--- start ---
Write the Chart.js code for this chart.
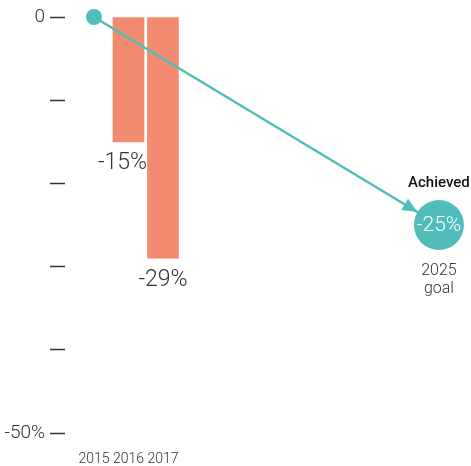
<!DOCTYPE html>
<html>
<head>
<meta charset="utf-8">
<script src="https://cdn.jsdelivr.net/npm/chart.js@4"></script>
<style>
  html, body { margin: 0; padding: 0; background: #fff; }
  #wrap { width: 471px; height: 466px; }
</style>
</head>
<body>
<div id="wrap"><canvas id="chart"></canvas></div>
<script>
const FONT = "Roboto, 'Noto Sans', sans-serif";

// measured years and reduction (%)
const barYears = [2016, 2017];
const barValues = [-15, -29];
const pathYears = [2015, 2025];
const pathValues = [0, -25];
const xTickYears = [2015, 2016, 2017];
const yTickValues = [0, -10, -20, -30, -40, -50];

const SALMON = '#f28b70';
const TEAL = '#50bdba';
const INK = '#333333';

// value labels, arrow head and the goal annotation
const annotate = {
  id: 'annotate',
  afterDatasetsDraw(chart) {
    const ctx = chart.ctx;
    const xs = chart.scales.x, ys = chart.scales.y;
    ctx.save();

    // labels under the bars
    ctx.fillStyle = INK;
    ctx.font = '300 23px ' + FONT;
    ctx.textAlign = 'center';
    ctx.textBaseline = 'top';
    chart.getDatasetMeta(0).data.forEach((bar, i) => {
      ctx.fillText(barValues[i] + '%', bar.x - 6 * (i === 0), bar.y + 10);
    });

    // arrow head touching the goal circle
    const x0 = xs.getPixelForValue(pathYears[0]), y0 = ys.getPixelForValue(pathValues[0]);
    const x1 = xs.getPixelForValue(pathYears[1]), y1 = ys.getPixelForValue(pathValues[1]);
    const ang = Math.atan2(y1 - y0, x1 - x0);
    const r = 25;
    const tx = x1 - Math.cos(ang) * r, ty = y1 - Math.sin(ang) * r;
    const len = 15, half = 6.5;
    const bx = tx - Math.cos(ang) * len, by = ty - Math.sin(ang) * len;
    ctx.fillStyle = TEAL;
    ctx.beginPath();
    ctx.moveTo(tx, ty);
    ctx.lineTo(bx + Math.sin(ang) * half, by - Math.cos(ang) * half);
    ctx.lineTo(bx - Math.sin(ang) * half, by + Math.cos(ang) * half);
    ctx.closePath();
    ctx.fill();

    // goal circle text
    ctx.textBaseline = 'middle';
    ctx.fillStyle = '#ffffff';
    ctx.font = '300 21px ' + FONT;
    ctx.fillText(pathValues[1] + '%', x1, y1 + 1);

    ctx.fillStyle = '#111';
    ctx.font = '500 15px ' + FONT;
    ctx.fillText('Achieved', x1, y1 - 42);

    ctx.fillStyle = INK;
    ctx.font = '300 16px ' + FONT;
    ctx.fillText(String(pathYears[1]), x1, y1 + 46);
    ctx.fillText('goal', x1, y1 + 64);
    ctx.restore();
  }
};

new Chart(document.getElementById('chart'), {
  data: {
    datasets: [
      {
        type: 'bar',
        data: barYears.map((yr, i) => ({ x: yr, y: barValues[i] })),
        backgroundColor: SALMON,
        barThickness: 31,
        order: 2
      },
      {
        type: 'line',
        data: pathYears.map((yr, i) => ({ x: yr, y: pathValues[i] })),
        borderColor: TEAL,
        borderWidth: 2.5,
        pointRadius: [8, 25],
        pointHoverRadius: [8, 25],
        pointBackgroundColor: TEAL,
        pointBorderWidth: 0,
        clip: false,
        order: 1
      }
    ]
  },
  options: {
    responsive: true,
    maintainAspectRatio: false,
    animation: false,
    layout: { autoPadding: false, padding: { top: 17, right: 0, left: 0, bottom: 0 } },
    plugins: { legend: { display: false }, tooltip: { enabled: false } },
    scales: {
      x: {
        type: 'linear',
        min: 2014.16,
        max: 2025.93,
        offset: false,
        grid: { display: false },
        border: { display: false },
        afterBuildTicks: (scale) => { scale.ticks = xTickYears.map(v => ({ value: v })); },
        afterFit: (scale) => { scale.height = 33; },
        ticks: {
          padding: 10,
          color: INK,
          font: { family: FONT, size: 14, weight: '300' },
          maxRotation: 0,
          autoSkip: false,
          callback: (v) => String(v)
        }
      },
      y: {
        min: -50,
        max: 0,
        afterBuildTicks: (scale) => { scale.ticks = yTickValues.map(v => ({ value: v })); },
        afterFit: (scale) => { scale.width = 65; },
        border: { display: false },
        grid: {
          drawOnChartArea: false,
          tickLength: 15,
          tickColor: INK,
          tickWidth: 1.5
        },
        ticks: {
          padding: 5,
          color: INK,
          font: { family: FONT, size: 19, weight: '300' },
          callback: (v) => v === 0 ? '0' : (v === -50 ? '-50%' : '')
        }
      }
    }
  },
  plugins: [annotate]
});
</script>
</body>
</html>
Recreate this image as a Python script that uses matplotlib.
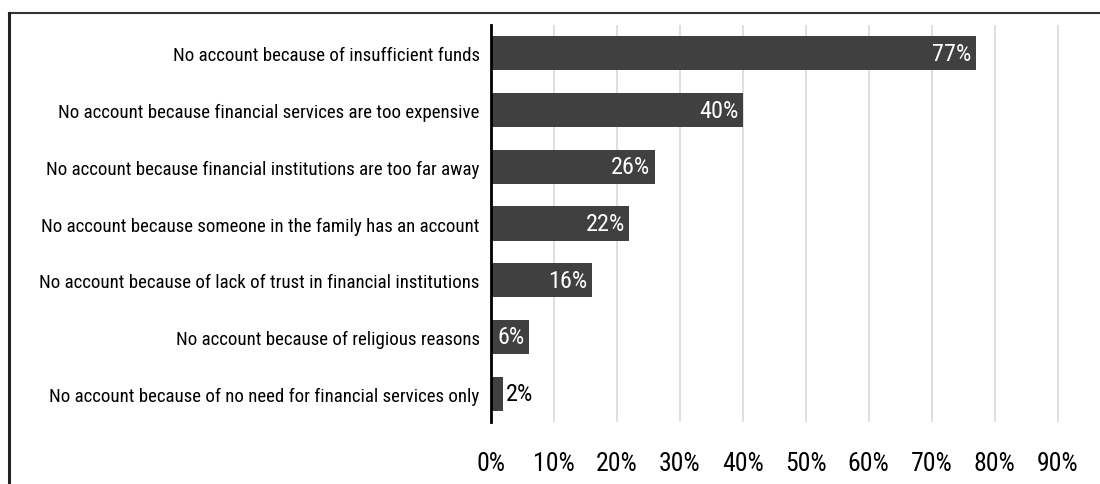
import matplotlib.pyplot as plt
from matplotlib import font_manager
from matplotlib.lines import Line2D
from matplotlib.ticker import FuncFormatter

# Reasons for not having an account (share of respondents)
reasons = [
    'No account because of insufficient funds',
    'No account because financial services are too expensive',
    'No account because financial institutions are too far away',
    'No account because someone in the family has an account',
    'No account because of lack of trust in financial institutions',
    'No account because of religious reasons',
    'No account because of no need for financial services only',
]
shares = [0.77, 0.40, 0.26, 0.22, 0.16, 0.06, 0.02]
share_labels = ['77%', '40%', '26%', '22%', '16%', '6%', '2%']
x_ticks = [0.0, 0.1, 0.2, 0.3, 0.4, 0.5, 0.6, 0.7, 0.8, 0.9]

# pick a narrow sans face if one is installed
installed = {f.name for f in font_manager.fontManager.ttflist}
narrow = [n for n in ['Liberation Sans Narrow', 'Roboto Condensed', 'Archivo Narrow',
                      'PT Sans Narrow', 'IBM Plex Sans Condensed'] if n in installed]
plt.rcParams['font.family'] = narrow[:1] + ['DejaVu Sans']

bar_color = '#404040'
grid_color = '#d9d9d9'

fig = plt.figure(figsize=(11, 4.85), dpi=100)
ax = fig.add_axes([0.4461, 0.1278, 1 - 0.4461, 0.8186])

y = list(range(len(reasons)))
ax.barh(y, shares, height=0.6, color=bar_color, zorder=3)
ax.set_ylim(len(reasons) - 0.5, -0.5)
ax.set_xlim(0, (1100 - 490.7) / 630)

ax.set_yticks(y)
ax.set_yticklabels(reasons, fontsize=13.6)
ax.set_xticks(x_ticks)
ax.xaxis.set_major_formatter(FuncFormatter(lambda v, _: f'{v * 100:.0f}%'))
ax.tick_params(axis='x', length=0, pad=21, labelsize=18.5)
ax.tick_params(axis='y', length=0, pad=8)

ax.grid(axis='x', color=grid_color, linewidth=1.2, zorder=0)
for side in ['top', 'right', 'bottom']:
    ax.spines[side].set_visible(False)
ax.spines['left'].set_linewidth(2)
ax.spines['left'].set_color('black')
ax.spines['left'].set_zorder(4)

# value labels: white inside the bar, black outside for the tiny one
for yi, val, lab in zip(y, shares, share_labels):
    if val >= 0.05:
        ax.annotate(lab, (val, yi), xytext=(-3, 0), textcoords='offset points',
                    ha='right', va='center', color='white', fontsize=17.5, zorder=5)
    else:
        ax.annotate(lab, (val, yi), xytext=(2, 0), textcoords='offset points',
                    ha='left', va='center', color='black', fontsize=17.5, zorder=5)

# outer frame along the top and left edges
fig.add_artist(Line2D([8.7 / 1100, 1], [1 - 13.7 / 485] * 2, transform=fig.transFigure,
                      color='#333333', linewidth=1.5))
fig.add_artist(Line2D([8.7 / 1100] * 2, [0, 1 - 13.7 / 485], transform=fig.transFigure,
                      color='#222222', linewidth=2.2))

fig.savefig('out.png', dpi=100)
--- end ---
TASK DIRECTIONS: Copy exactly the stretch of lines from the one containing "Recreate this image" through the one containing "grid_color = '#d9d9d9'", both included. Leave out any pictures.

RESPONSE TO THIS TASK:
Recreate this image as a Python script that uses matplotlib.
import matplotlib.pyplot as plt
from matplotlib import font_manager
from matplotlib.lines import Line2D
from matplotlib.ticker import FuncFormatter

# Reasons for not having an account (share of respondents)
reasons = [
    'No account because of insufficient funds',
    'No account because financial services are too expensive',
    'No account because financial institutions are too far away',
    'No account because someone in the family has an account',
    'No account because of lack of trust in financial institutions',
    'No account because of religious reasons',
    'No account because of no need for financial services only',
]
shares = [0.77, 0.40, 0.26, 0.22, 0.16, 0.06, 0.02]
share_labels = ['77%', '40%', '26%', '22%', '16%', '6%', '2%']
x_ticks = [0.0, 0.1, 0.2, 0.3, 0.4, 0.5, 0.6, 0.7, 0.8, 0.9]

# pick a narrow sans face if one is installed
installed = {f.name for f in font_manager.fontManager.ttflist}
narrow = [n for n in ['Liberation Sans Narrow', 'Roboto Condensed', 'Archivo Narrow',
                      'PT Sans Narrow', 'IBM Plex Sans Condensed'] if n in installed]
plt.rcParams['font.family'] = narrow[:1] + ['DejaVu Sans']

bar_color = '#404040'
grid_color = '#d9d9d9'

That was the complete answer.